British chemist (born 1970)

Andrew James deMello (born 1970) is a British chemist and Professor of Biochemical Engineering at ETH Zürich (Swiss Federal Institute of Technology).

== Education ==
deMello was born in London, and spent his formative years in Harrow, attending the John Lyon School. He was awarded an entrance scholarship to Imperial College London in 1988, subsequently obtaining a first-class bachelor's degree in Chemistry in 1991 and a PhD in Molecular Photophysics in 1995 (for research supervised by Dr. Garry Rumbles).

== Career ==
On completion of his graduate studies, deMello took up a postdoctoral fellowship in the Department of Chemistry at the University of California at Berkeley. Working under the supervision of Richard A. Mathies, he began to develop microfluidic systems for biological analysis, and in 1995 co-authored the first report of system for rapid and integrated DNA analysis within a silicon/glass microfluidic chip. In 1996, he was appointed as a Lecturer (Assistant Professor) in Physical Chemistry at the University of East Anglia, and in 1997 moved back to his alma mater to take up the AstraZeneca Lectureship in Analytical Sciences at Imperial College London. In 2003, at the age of 33, deMello became Professor of Chemical Nanosciences and between 2007 and 2011 headed Nanostructured Materials & Devices Section within the Department of Chemistry. In 2011, he was appointed to the Chair of Biochemical Engineering within the Department of Chemistry and Applied Biosciences at ETH Zürich, and served as the Chair of the Institute for Chemical and Bioengineering from 2014 to 2016 and 2018 to 2020.

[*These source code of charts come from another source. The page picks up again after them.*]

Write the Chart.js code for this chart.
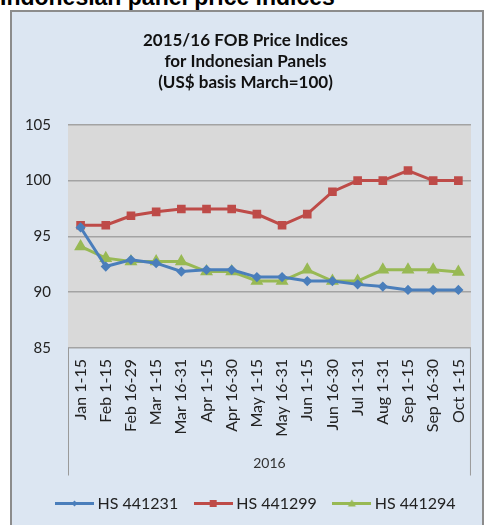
<!DOCTYPE html>
<html>
<head>
<meta charset="utf-8">
<script src="https://cdn.jsdelivr.net/npm/chart.js@4.4.0/dist/chart.umd.min.js"></script>
<style>
  body { margin: 0; width: 489px; height: 525px; overflow: hidden; background: #fff; position: relative; }
  #heading { position: absolute; left: 0; top: -14px; font: bold 23px/23px "Liberation Sans", Arial, sans-serif; color: #000; white-space: nowrap; }
  #frame { position: absolute; left: 10px; top: 10px; width: 474px; height: 530px; box-sizing: border-box; border: 2px solid #8c8c8c; background: #dce6f2; }
  #wrap { position: absolute; left: 0; top: 0; width: 489px; height: 525px; }
</style>
</head>
<body>
<div id="heading">Indonesian panel price indices</div>
<div id="frame"></div>
<div id="wrap"><canvas id="chart"></canvas></div>
<script>
// half-month periods of 2016
const categories = ['Jan 1-15', 'Feb 1-15', 'Feb 16-29', 'Mar 1-15', 'Mar 16-31', 'Apr 1-15', 'Apr 16-30',
  'May 1-15', 'May 16-31', 'Jun 1-15', 'Jun 16-30', 'Jul 1-31', 'Aug 1-31', 'Sep 1-15', 'Sep 16-30', 'Oct 1-15'];

const hs441231 = [95.8, 92.3, 92.9, 92.6, 91.85, 92.0, 92.0, 91.35, 91.35, 91.0, 91.0, 90.7, 90.5, 90.2, 90.2, 90.2];
const hs441299 = [96.0, 96.0, 96.85, 97.2, 97.45, 97.45, 97.45, 97.0, 96.0, 97.0, 99.0, 100.0, 100.0, 100.9, 100.0, 100.0];
const hs441294 = [94.1, 93.05, 92.75, 92.75, 92.75, 91.85, 91.85, 91.0, 91.0, 92.0, 91.0, 91.0, 92.0, 92.0, 92.0, 91.8];

const seriesNames = ['HS 441231', 'HS 441299', 'HS 441294'];
const yTicks = [85, 90, 95, 100, 105];

const BLUE = '#4a7ebb';
const RED = '#be4b48';
const GREEN = '#98b954';
const FONT = 'Lato, "Open Sans", sans-serif';

// little line + marker swatch for the legend, like Excel draws it
function legendIcon(color, marker) {
  const c = document.createElement('canvas');
  c.width = 39;
  c.height = 11;
  const ctx = c.getContext('2d');
  ctx.strokeStyle = color;
  ctx.fillStyle = color;
  ctx.lineWidth = 3;
  ctx.beginPath();
  ctx.moveTo(0, 5.5);
  ctx.lineTo(39, 5.5);
  ctx.stroke();
  ctx.beginPath();
  if (marker === 'diamond') {
    ctx.moveTo(19.5, 2.5); ctx.lineTo(22.5, 5.5); ctx.lineTo(19.5, 8.5); ctx.lineTo(16.5, 5.5);
  } else if (marker === 'square') {
    ctx.rect(16, 2, 7, 7);
  } else {
    ctx.moveTo(19.5, 1.5); ctx.lineTo(23.5, 8.5); ctx.lineTo(15.5, 8.5);
  }
  ctx.closePath();
  ctx.fill();
  return c;
}
const legendIcons = [legendIcon(BLUE, 'diamond'), legendIcon(RED, 'square'), legendIcon(GREEN, 'triangle')];

const plotArea = {
  id: 'plotArea',
  afterLayout(chart) {
    // legend sits a bit right of the title in the original
    chart.legend.left += 12;
    chart.legend.right += 12;
  },
  beforeDraw(chart) {
    const { ctx, chartArea } = chart;
    ctx.save();
    ctx.fillStyle = '#d9d9d9';
    ctx.fillRect(chartArea.left, chartArea.top, chartArea.right - chartArea.left, chartArea.bottom - chartArea.top);
    ctx.restore();
  },
  afterDraw(chart) {
    // box round the category labels
    const { ctx, chartArea } = chart;
    const x = chart.scales.x;
    ctx.save();
    ctx.strokeStyle = '#9a9a9a';
    ctx.lineWidth = 1;
    ctx.beginPath();
    ctx.moveTo(chartArea.left + 0.5, chartArea.bottom);
    ctx.lineTo(chartArea.left + 0.5, x.bottom);
    ctx.moveTo(chartArea.right - 0.5, chartArea.bottom);
    ctx.lineTo(chartArea.right - 0.5, x.bottom);
    ctx.stroke();
    ctx.restore();
  }
};

new Chart(document.getElementById('chart'), {
  type: 'line',
  data: {
    labels: categories,
    datasets: [
      {
        label: seriesNames[0],
        data: hs441231,
        borderColor: BLUE,
        backgroundColor: BLUE,
        borderWidth: 3,
        pointStyle: 'rectRot',
        pointRadius: 3,
        tension: 0
      },
      {
        label: seriesNames[1],
        data: hs441299,
        borderColor: RED,
        backgroundColor: RED,
        borderWidth: 3,
        pointStyle: 'rect',
        pointRadius: 4,
        tension: 0
      },
      {
        label: seriesNames[2],
        data: hs441294,
        borderColor: GREEN,
        backgroundColor: GREEN,
        borderWidth: 3,
        pointStyle: 'triangle',
        pointRadius: 4.5,
        tension: 0
      }
    ]
  },
  options: {
    responsive: true,
    maintainAspectRatio: false,
    animation: false,
    layout: {
      padding: { left: 16, right: 14, top: 0, bottom: 3.5 }
    },
    plugins: {
      title: {
        display: true,
        text: ['2015/16 FOB Price Indices', 'for Indonesian Panels', '(US$ basis March=100)'],
        color: '#111',
        font: { family: FONT, size: 17, weight: 'bold', lineHeight: 1.25 },
        padding: { top: 29.5, bottom: 31.5 }
      },
      legend: {
        position: 'bottom',
        labels: {
          usePointStyle: true,
          pointStyleWidth: 30,
          padding: 20,
          color: '#222',
          font: { family: FONT, size: 16 },
          generateLabels(chart) {
            const items = Chart.defaults.plugins.legend.labels.generateLabels(chart);
            items.forEach((item, i) => { item.pointStyle = legendIcons[i]; });
            return items;
          }
        }
      },
      tooltip: { enabled: false }
    },
    scales: {
      x: {
        offset: true,
        grid: { display: false, drawTicks: false },
        border: { display: false },
        ticks: {
          minRotation: 90,
          maxRotation: 90,
          autoSkip: false,
          padding: 11,
          color: '#222',
          font: { family: FONT, size: 16 }
        },
        title: {
          display: true,
          text: '2016',
          color: '#333',
          font: { family: FONT, size: 14 },
          padding: { top: 0, bottom: 4 }
        },
        afterFit(scale) { scale.height = 127.5; }
      },
      y: {
        min: 85,
        max: 105,
        afterBuildTicks(scale) { scale.ticks = yTicks.map(v => ({ value: v })); },
        grid: { color: '#a3a3a3', lineWidth: 1.5, drawTicks: false },
        border: { display: false },
        ticks: {
          padding: 17,
          color: '#222',
          font: { family: FONT, size: 15 }
        },
        afterFit(scale) { scale.width = 52; }
      }
    }
  },
  plugins: [plotArea]
});
</script>
</body>
</html>
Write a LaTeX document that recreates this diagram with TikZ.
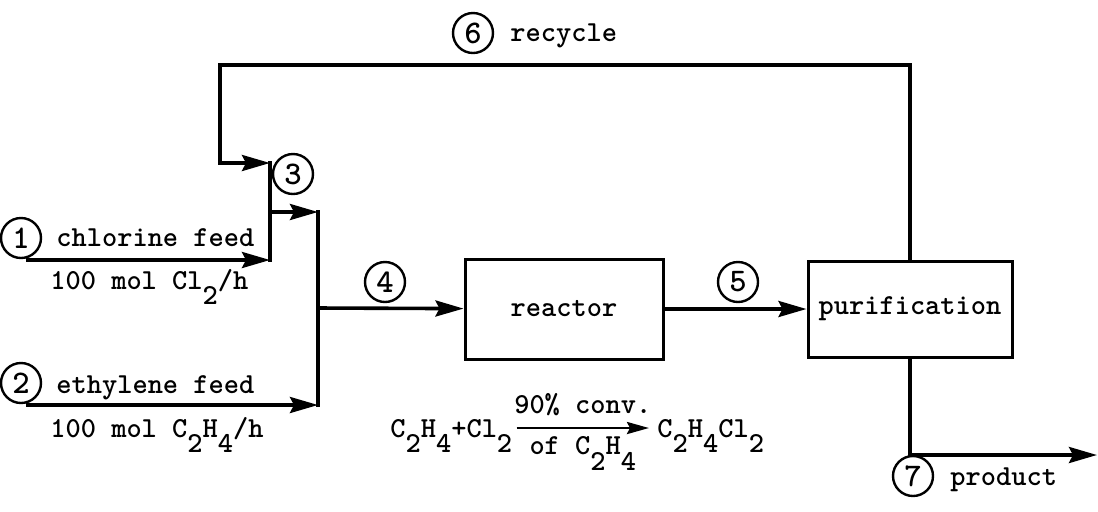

== Research contributions ==
deMello has made scientific contributions in diverse areas, but is best known for his work in the fields of microfluidics, nanotechnology, bioanalytical chemistry and Optical Spectroscopy, having published over 300 papers in the peer-reviewed literature. His group has pioneered the use of microfluidic systems for small molecule chemistry and nanomaterial synthesis, and in recent years has been at the forefront of developments in droplet-based microfluidics for ultra-high-throughput biological experimentation. A key theme of deMello's research has been the development of ultra-high sensitivity detection methods for use in microfluidic and nanofluidic environments. Highlights in this large body of work include the development of fluorescence lifetime imaging methods, the application of high sensitivity vibrational spectroscopies to small volume analysis and the development integrated optics for point-of-care diagnostic technologies. More recently, his group have introduced the technique of stroboscopic imaging flow cytometry, which allows for high resolution imaging of biological cells at throughputs in excess of 100,000 cells per second.

== Honours and awards ==
deMello is the recipient of the SAC Silver Medal (2002) and Corday Morgan Medal (2009) from the Royal Society of Chemistry. In 2009, deMello was awarded the Clifford Paterson Medal from the Royal Society of Great Britain in recognition of his achievements in the fields of nanotechnology and bioanalytical science, and in 2012 was awarded the Pioneers of Miniaturisation Award for his "outstanding achievements and significant contributions to the understanding and advancement of micro- and nano-scale science". He was elected a Fellow of the Royal Society of Chemistry in 2004 and was awarded the 2020 Advances in Measurement Science Lectureship by the American Chemical Society. He was the winner of Simon-Widmer Award and a speaker of Mendel Lectures in 2021.

== Personal life ==
deMello lives in Zürich with his wife Samantha and two children. His brother is experimental physicist John deMello, who is Professor of Nanomaterials in the Department of Chemistry at Norwegian University of Science and Technology.